Rerie: Bangun Kesiapsiagaan Masyarakat Menyikapi Ancaman Dampak Perubahan Iklim

Wakil Ketua MPR Lestari Moerdijat (Rerie). Foto: Istimewa.

Rerie: Bangun Kesiapsiagaan Masyarakat Menyikapi Ancaman Dampak Perubahan Iklim

Anggi Tondi Martaon • 26 November 2025 20:20

Jakarta: Bangun kesiapsiagaan masyarakat dan mitigasi bencana yang tepat sebagai dasar penetapan kebijakan untuk melindungi setiap warga negara, seperti yang diamanatkan Konstitusi UUD 1945.

Hal itu disampaikan Wakil Ketua MPR RI Lestari Moerdijat (Rerie) membuka Diskusi Denpasar 12. Tema diskusi tersebut yaitu Perubahan Iklim di Indonesia Menjelang Akhir 2025: Tantangan, Ancaman, dan Kesiapsiagaan Masyarakat.

"Anomali iklim yang dapat memicu kekeringan atau hujan lebat memiliki dampak signifikan pada cuaca di Indonesia. Kondisi itu harus mampu diantisipasi dengan kebijakan yang tepat," kata Rerie melalui keterangan tertulis, Rabu, 26 November 2025. 

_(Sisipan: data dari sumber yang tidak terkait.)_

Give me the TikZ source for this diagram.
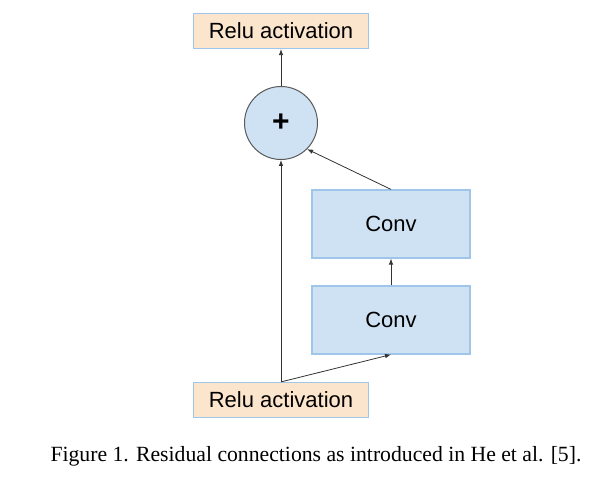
\documentclass[tikz,border=0pt]{standalone}
\usepackage{fontspec}
\setmainfont{Liberation Serif}
\setsansfont{Liberation Sans}
\usetikzlibrary{arrows.meta,positioning}
\definecolor{reluorange}{HTML}{FCE5CD}
\definecolor{convblue}{HTML}{CFE2F3}
\definecolor{boxedge}{HTML}{9FC5E8}
\definecolor{circedge}{HTML}{595959}
\tikzset{
  relubox/.style={draw=boxedge, line width=1.2pt, fill=reluorange, minimum width=175pt, minimum height=35pt, font=\sffamily\fontsize{22}{26}\selectfont},
  convbox/.style={draw=boxedge, line width=1.2pt, fill=convblue, minimum width=158pt, minimum height=68pt, font=\sffamily\fontsize{22}{26}\selectfont},
  addnode/.style={circle, draw=circedge, line width=1pt, fill=convblue, minimum size=73pt, inner sep=0pt},
  flow/.style={-{Latex[length=6pt,width=4.5pt]}, line width=0.8pt, black!80}
}
\begin{document}
\begin{tikzpicture}[x=1pt,y=-1pt]
	\useasboundingbox (0,0) rectangle (598,494);
	% blocks
	\node[addnode] (add) at (281,123) {\sffamily\bfseries\fontsize{30}{30}\selectfont +};
	\node[relubox] (relutop) at (281,31) {Relu activation};
	\node[convbox] (convtop) at (391,224) {Conv};
	\node[convbox] (convbot) at (391,320) {Conv};
	\node[relubox] (relubot) at (281,400) {Relu activation};
	% connections
	\draw[flow] (relubot.north) -- (add.south);
	\draw[flow] (relubot.north) -- (convbot.south);
	\draw[flow] (convbot.north) -- (convtop.south);
	\draw[flow] (convtop.north) -- (add.-45);
	\draw[flow] (add.north) -- (relutop.south);
	% caption
	\node[font=\fontsize{21.7}{26}\selectfont] (caption) at (316,456) {Figure 1. Residual connections as introduced in He et al. [5].};
\end{tikzpicture}
\end{document}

Diskusi menghadirkan Plh. Deputi Bidang Klimatologi - Direktur Informasi Perubahan Iklim, Badan Meteorologi, Klimatologi, dan Geofisika/BMKG Dr. A. Fachri Radjab, S.Si., M.Si; Direktur Sistem Penanggulangan Bencana, Badan Nasional Penanggulangan Bencana/BNPB Dr. Ir. Agus Wibowo, M.Sc; dan Wali Kota Bandung Muhammad Farhan. Diskusi tersebut juga dihadiri Direktur Eksekutif Yayasan Madani Berkelanjutan Nadia Hadad sebagai penanggap. 

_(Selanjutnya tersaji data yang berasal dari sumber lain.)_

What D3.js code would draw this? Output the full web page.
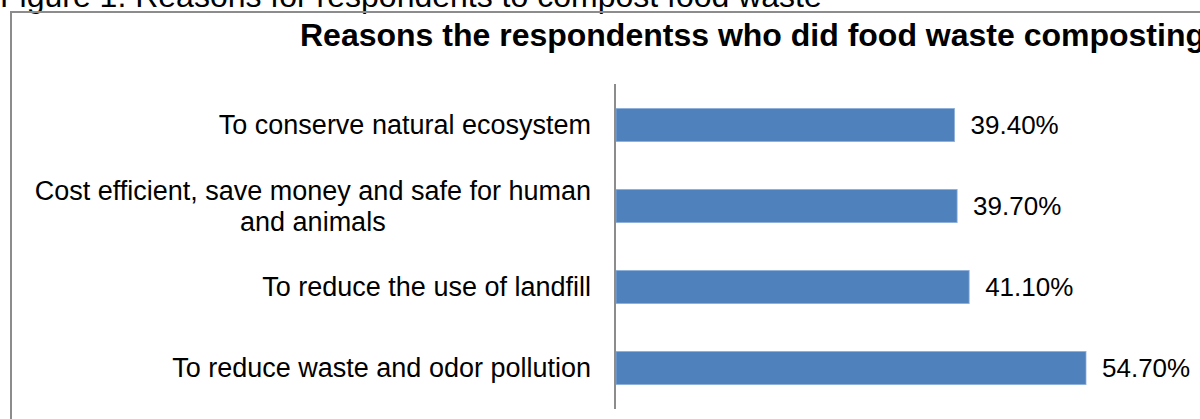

Menurut Reri, sejumlah peristiwa seperti peningkatan frekuensi hujan ekstrem dan panas yang terjadi di beberapa wilayah Indonesia, memicu siklon tropis yang mempengaruhi perubahan cuaca di sejumlah wilayah. 

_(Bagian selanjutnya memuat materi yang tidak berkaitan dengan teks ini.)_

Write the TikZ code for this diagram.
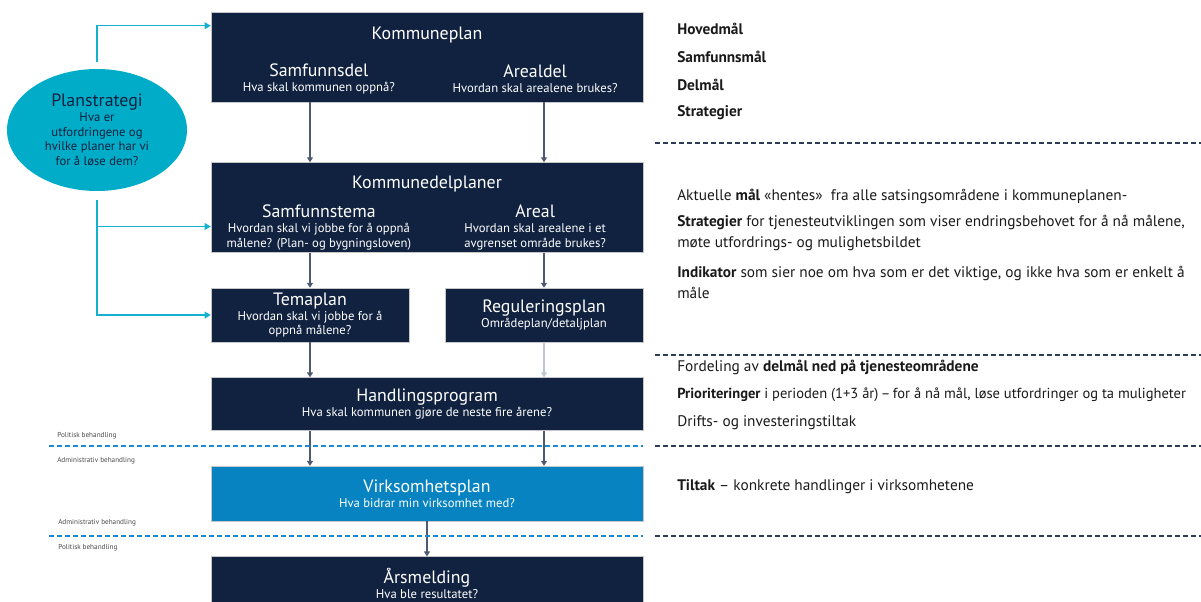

Anggota Majelis Tinggi Partai NasDem itu mengungkapkan, perubahan pola hujan yang tidak menentu  mengganggu kalender tanam nasional dan menyebabkan gagal panen di beberapa wilayah seperti Jawa Tengah dan Nusa Tenggara Barat.

Baca juga: Doa Bersama dan Tabur Bunga Digelar di Lokasi Longsor Banjarnegara

Menyikapi kondisi itu, anggota Komisi X DPR RI itu berharap, keseluruhan data dan prediksi yang disajikan lembaga seperti BMKG, misalnya, bisa menjadi catatan bagi institusi terkait untuk mempersiapkan mitigasi yang tepat dalam menyikapi ancaman perubahan cuaca di wilayah masing-masing. 

Di sisi lain, kepedulian masyarakat terhadap data terkait cuaca harus konsisten ditingkatkan, sebagai bagian dari upaya membangun kesiapsiagaan setiap warga negara terhadap dampak perubahan cuaca yang terjadi. 

Pelaksana harian Deputi Bidang Klimatologi - Direktur Informasi Perubahan Iklim BMKG Fachri Radjab mengungkapkan, BMKG terus memonitor indikator-indikator perubahan iklim. 

Data di World Economic Forum 2025, ujar Fachri, dalam 10 tahun ke depan suhu muka bumi akan terus naik. Ancaman gelombang panas di sejumlah wilayah, tambah dia, semakin nyata. 

Berdasarkan pantauan BMKG, ungkap Fachri, emisi CO2 di Indonesia terus meningkat. Bila pada 2004 tercatat 373 ppm, jumlah emisi CO2 di Indonesia pada 2024 tercatat 418 ppm. 

Kondisi tersebut, tegas dia, bisa mengakibatkan kekurangan air di sejumlah wilayah yang berpotensi mengganggu sejumlah sektor seperti pertanian dan kesehatan. 

Data cuaca dan iklim yang akurat, tambah Fachri, diharapkan mampu memberi acuan bagi sejumlah pengambil keputusan untuk menyikapi  sejumlah ancaman perubahan iklim tersebut. 

Direktur Sistem Penanggulangan Bencana BNPB Agus Wibowo mengungkapkan, hampir seluruh wilayah Indonesia masuk kategori ancaman bencana sedang hingga tinggi. 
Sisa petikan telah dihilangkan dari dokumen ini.